Todos estos motivos, que a primera vista pueden parecer razonables y justificables, considerándolos con un poco de detenimiento, se descubre que son dictados por todo, menos por la razón y la justicia. Así, por ejemplo, el impedir que la mujer que no tiene otro medio de vida que su trabajo entre en la fábrica, en el taller o en la oficina, es condenarla al hambre o lanzarla a la prostitución (y por esto entendemos entregarse con miras interesadas al otro sexo: venderse, en una palabra, ya sea dentro o fuera de las leyes divinas o humanas, dentro o fuera del matrimonio eclesiástico o civil), es someterla a la esclavitud de las industrias caseras, del trabajo a domicilio, el más duro y peor retribuido. Todo lo cual es anticristiano y antisocial, ¡antihumano!, ya que va contra todas las doctrinas y principios del Cristianismo y del Socialismo y de los sentimientos más elementales de Humanidad...

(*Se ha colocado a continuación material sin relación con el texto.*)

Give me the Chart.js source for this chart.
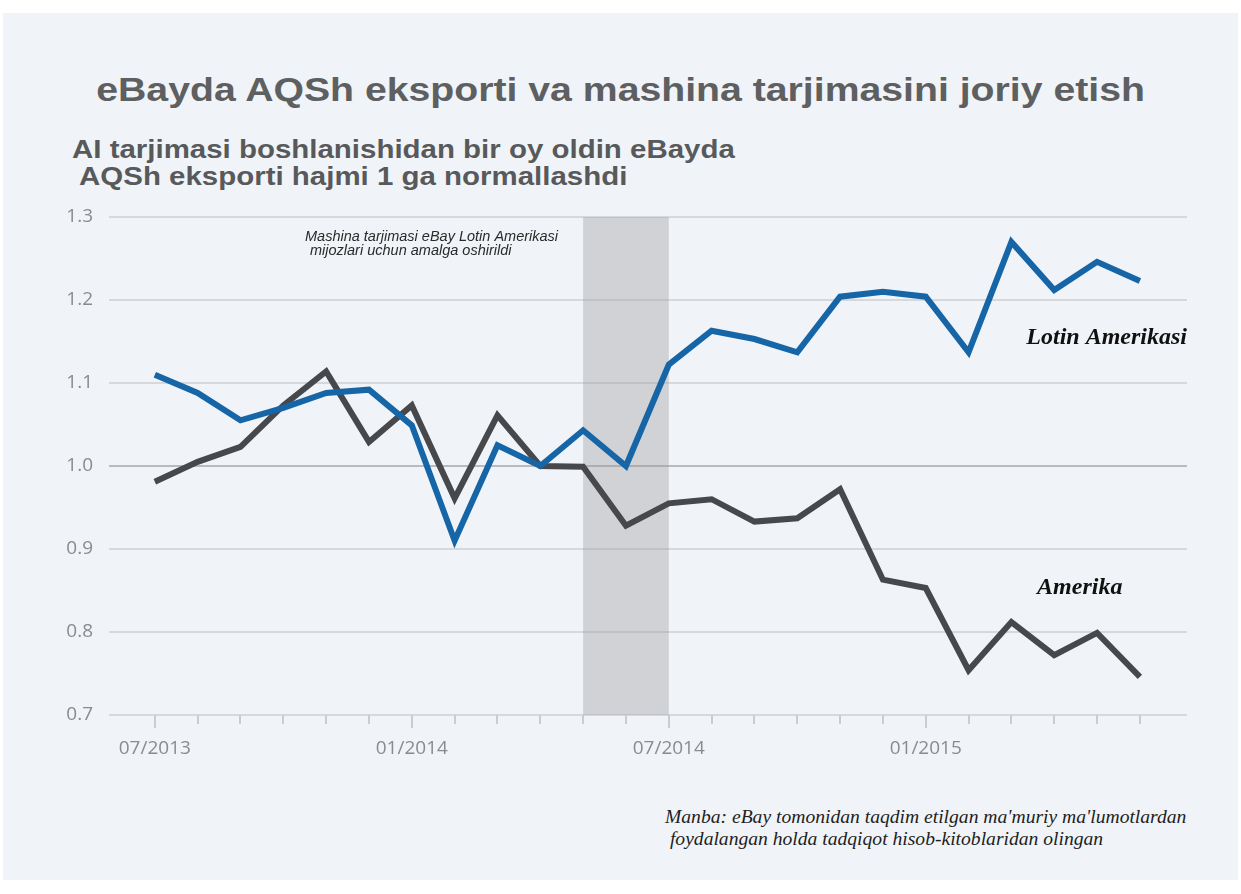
<!DOCTYPE html>
<html lang="uz">

<head>
    <meta charset="UTF-8">
    <title>eBay eksport</title>
    <script src="https://cdn.jsdelivr.net/npm/chart.js@4.4.1/dist/chart.umd.min.js"></script>
    <style>
        body { margin: 0; background: #ffffff; }
        #panel {
            position: absolute; left: 3px; top: 13px; width: 1235px; height: 867px;
            background: #f0f4f8;
        }
        #title {
            position: absolute; left: 0; top: 70px; width: 1241px; text-align: center;
            font: bold 34px "Liberation Sans", Arial, sans-serif; color: #5e5f61;
            transform: scaleX(1.153); transform-origin: 620px 0;
        }
        #subtitle {
            position: absolute; left: 72px; top: 136px; white-space: pre;
            font: bold 25px/27px "Liberation Sans", Arial, sans-serif; color: #58595b;
            transform: scaleX(1.178); transform-origin: 0 0;
        }
        #source {
            position: absolute; left: 665px; top: 806px; white-space: pre;
            font: italic 19.6px/22px "Liberation Serif", "Times New Roman", serif; color: #1e1e1e;
        }
        canvas { position: absolute; left: 0; top: 0; }
    </style>
</head>

<body>
    <div id="panel"></div>
    <div id="title">eBayda AQSh eksporti va mashina tarjimasini joriy etish</div>
    <div id="subtitle">AI tarjimasi boshlanishidan bir oy oldin eBayda
 AQSh eksporti hajmi 1 ga normallashdi</div>
    <div id="source">Manba: eBay tomonidan taqdim etilgan ma'muriy ma'lumotlardan
 foydalangan holda tadqiqot hisob-kitoblaridan olingan</div>
    <canvas id="chart" width="1241" height="894"></canvas>
    <script>
        // months from 07/2013 to 06/2015
        var months = ['07/2013', '08/2013', '09/2013', '10/2013', '11/2013', '12/2013',
            '01/2014', '02/2014', '03/2014', '04/2014', '05/2014', '06/2014',
            '07/2014', '08/2014', '09/2014', '10/2014', '11/2014', '12/2014',
            '01/2015', '02/2015', '03/2015', '04/2015', '05/2015', '06/2015'];
        var tickLabels = ['07/2013', '01/2014', '07/2014', '01/2015'];

        var latam = [1.110, 1.088, 1.055, 1.070, 1.088, 1.092, 1.049, 0.910, 1.025, 1.000, 1.043, 1.000,
            1.122, 1.163, 1.153, 1.137, 1.204, 1.210, 1.204, 1.137, 1.270, 1.212, 1.246, 1.223];
        var usa = [0.981, 1.005, 1.023, 1.073, 1.114, 1.029, 1.073, 0.961, 1.061, 1.000, 0.999, 0.928,
            0.955, 0.960, 0.933, 0.937, 0.972, 0.863, 0.853, 0.754, 0.812, 0.772, 0.799, 0.746];

        var shadeFrom = '05/2014';
        var shadeTo = '07/2014';
        var yTicks = [0.7, 0.8, 0.9, 1.0, 1.1, 1.2, 1.3];

        function points(arr) {
            return arr.map(function (v, i) { return { x: i, y: v }; });
        }

        // grey band + month tick marks + notes
        const extras = {
            id: 'extras',
            beforeDatasetsDraw(chart) {
                const c = chart.ctx, a = chart.chartArea, xs = chart.scales.x;
                const x1 = xs.getPixelForValue(months.indexOf(shadeFrom));
                const x2 = xs.getPixelForValue(months.indexOf(shadeTo));
                c.save();
                c.fillStyle = 'rgba(158,156,158,0.38)';
                c.fillRect(x1, a.top, x2 - x1, a.bottom - a.top);
                c.restore();
            },
            afterDraw(chart) {
                const c = chart.ctx, a = chart.chartArea, xs = chart.scales.x, ys = chart.scales.y;
                c.save();
                c.strokeStyle = '#c9ccd0';
                c.lineWidth = 2;
                months.forEach(function (m, i) {
                    const x = Math.round(xs.getPixelForValue(i));
                    const len = tickLabels.includes(m) ? 13 : 9;
                    c.beginPath();
                    c.moveTo(x, a.bottom);
                    c.lineTo(x, a.bottom + len);
                    c.stroke();
                });
                c.fillStyle = '#2a2a2a';
                c.font = 'italic 14.5px "Liberation Sans", Arial, sans-serif';
                c.textBaseline = 'alphabetic';
                c.fillText('Mashina tarjimasi eBay Lotin Amerikasi', a.left + 196, a.top + 24);
                c.fillText('mijozlari uchun amalga oshirildi', a.left + 201, a.top + 38);

                c.fillStyle = '#111111';
                c.font = 'bold italic 24px "Liberation Serif", "Times New Roman", serif';
                c.textBaseline = 'middle';
                c.textAlign = 'right';
                c.fillText('Lotin Amerikasi', a.right, ys.getPixelForValue(1.155));
                c.textAlign = 'left';
                c.fillText('Amerika', xs.getPixelForValue(20.6), ys.getPixelForValue(0.853));
                c.restore();
            }
        };

        const ctx = document.getElementById('chart').getContext('2d');
        const myChart = new Chart(ctx, {
            type: 'line',
            data: {
                datasets: [{
                    label: 'Lotin Amerikasi',
                    data: points(latam),
                    borderColor: '#1565a7',
                    borderWidth: 6,
                    pointRadius: 0,
                    tension: 0,
                    fill: false
                }, {
                    label: 'Amerika',
                    data: points(usa),
                    borderColor: '#47484b',
                    borderWidth: 6,
                    pointRadius: 0,
                    tension: 0,
                    fill: false
                }]
            },
            options: {
                responsive: false,
                animation: false,
                layout: { padding: { left: 40, right: 54, top: 217, bottom: 119 } },
                plugins: {
                    legend: { display: false },
                    tooltip: { enabled: false }
                },
                scales: {
                    x: {
                        type: 'linear',
                        min: -1.07,
                        max: 24.1,
                        border: { display: false },
                        grid: { display: false, drawTicks: false },
                        afterFit: function (s) { s.height = 60; },
                        ticks: {
                            stepSize: 1,
                            autoSkip: false,
                            includeBounds: false,
                            maxRotation: 0,
                            padding: 22,
                            color: '#8a8b8d',
                            font: { family: '"Open Sans", sans-serif', size: 19 },
                            callback: function (v) {
                                const m = months[v];
                                return tickLabels.includes(m) ? m : '';
                            }
                        }
                    },
                    y: {
                        min: 0.7,
                        max: 1.3,
                        border: { display: false },
                        afterFit: function (s) { s.width = 69; },
                        afterBuildTicks: function (s) {
                            s.ticks = yTicks.map(function (v) { return { value: v }; });
                        },
                        grid: {
                            drawTicks: false,
                            lineWidth: 2,
                            color: function (c) {
                                return c.tick && Math.abs(c.tick.value - 1) < 1e-6 ? '#b9babc' : '#d6d8dc';
                            }
                        },
                        ticks: {
                            padding: 16,
                            color: '#8a8b8d',
                            font: { family: '"Open Sans", sans-serif', size: 19 },
                            callback: function (v) { return v.toFixed(1); }
                        }
                    }
                }
            },
            plugins: [extras]
        });
    </script>
</body>

</html>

Ni la desintegración del hogar, ni el paro masculino, ni la depreciación de la mano de obra se remediarán echando a las mujeres de las oficinas, talleres y fábricas, sino que con ello sólo se conseguirá agravar el mal, llegando, por ello, a faltar el pan a mayor número aún de familias y haciéndose todavía más rápida la desintegración de éstas.

El único modo de protegerse contra estos males es atajando de raíz los abusos de los explotadores del trabajo femenino, por medio de Sindicatos que lo reglamenten, y haciendo entrar en ellos a las mujeres trabajadoras, para que trabajen en las mismas condiciones que los hombres, ya sea dentro de su casa, para los que opinan que la mujer no debe abandonar el hogar, y fuera de ella, sin que rebaje las condiciones del trabajo.

Pero lo que no se puede, ni en nombre de Cristo, ni en nombre de Marx, ni de nadie, en el cielo y en la tierra, es privar a la mujer, por ser mujer, del derecho elemental que tiene todo ser humano a ganarse la existencia.


Teresa de Escoriaza 
Páginas de la mujer, Mundo gráfico, 27 de noviembre de 1935, p. 21.